É importante também que os ministérios entendam que não há nada de pecaminoso em uma mulher que procura o divórcio, querendo se livrar do jugo desigual (2 Coríntios 6:14) de um marido violento. E seria muito importante que essas mulheres (principalmente as cristãs) pudessem encontrar amparo em suas comunidades, onde todos a chamam de “irmãs”. Afinal, que irmandade é esta, onde 99 ovelhas negam o grito de socorro de uma delas e a entrega a morte?

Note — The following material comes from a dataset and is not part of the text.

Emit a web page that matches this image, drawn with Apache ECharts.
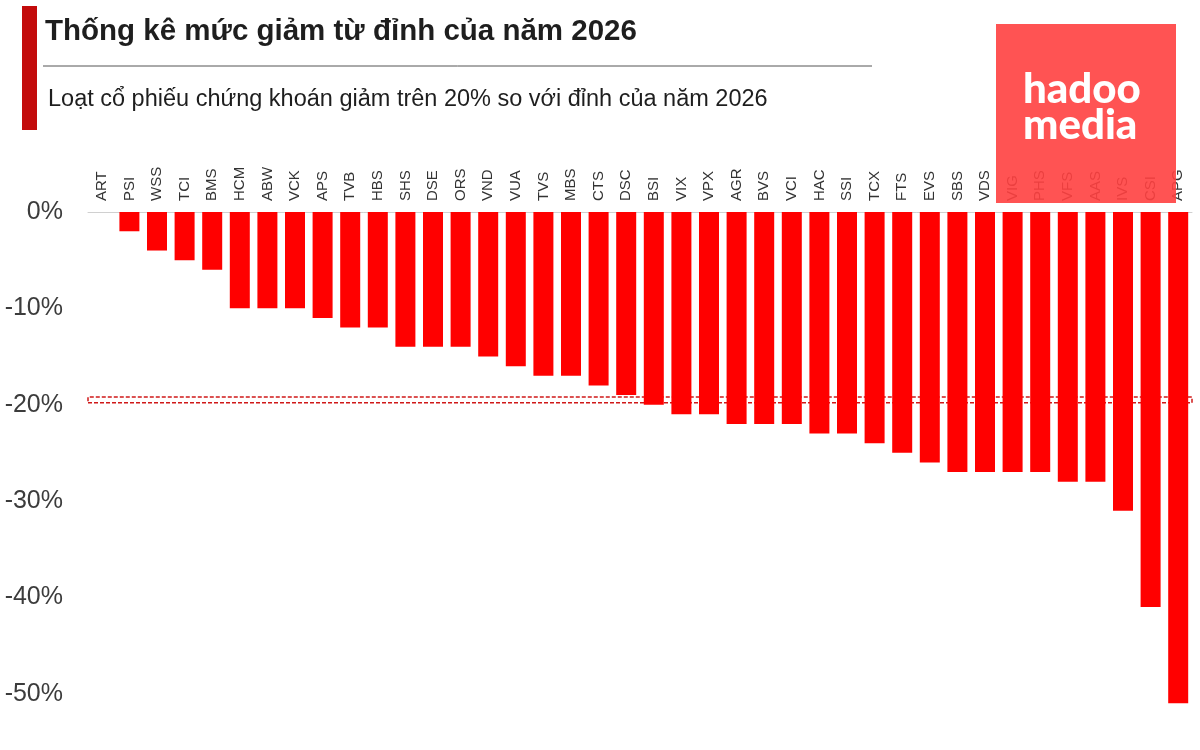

Ainda poderíamos observar como Jesus tratou uma mulher pega em adultério (João 8 ) e a forma como ele questionou as diferenças da aplicação da lei entre homens e mulheres. Ainda poderíamos ver como Jesus sentou e ouviu a mulher Samaritana no Poço de Jacó (João 4): uma mulher estrangeira, pertencente a outra religião e ainda amante de um outro homem. Poderíamos ver como Deus ouviu e consolou Ágar, a empregada de Sara que engravidou de Abraão, ainda que ela estivesse em erro. Poderíamos citar o protagonismo de Abigail, Febe, Maria, entre outras mulheres ativas, que brilharam em um “mundo de homens” como era a Antiguidade, não devendo em nada para a descrição de mulher inteligente, ativa e determinada que lemos em Provérbios 31.

Enfim, não há espaço para praticar homicídios e machismos e usar a bíblia como muleta. E também não há espaços para culpar a Palavra pela desordem do mundo em que vivemos. Se os poucos exemplos e ensinamentos que abordamos aqui fossem seguidos a risca, não teríamos crimes de feminicídio para anunciar nos jornais.

Aliás, que tal começarmos a observar e seguir a Palavra de Deus, sem desviar para direita ou para esquerda, observando apenas o que a Bíblia diz? Seria um belo primeiro passo para encontrarmos um caminho nesse triste caos que vivemos.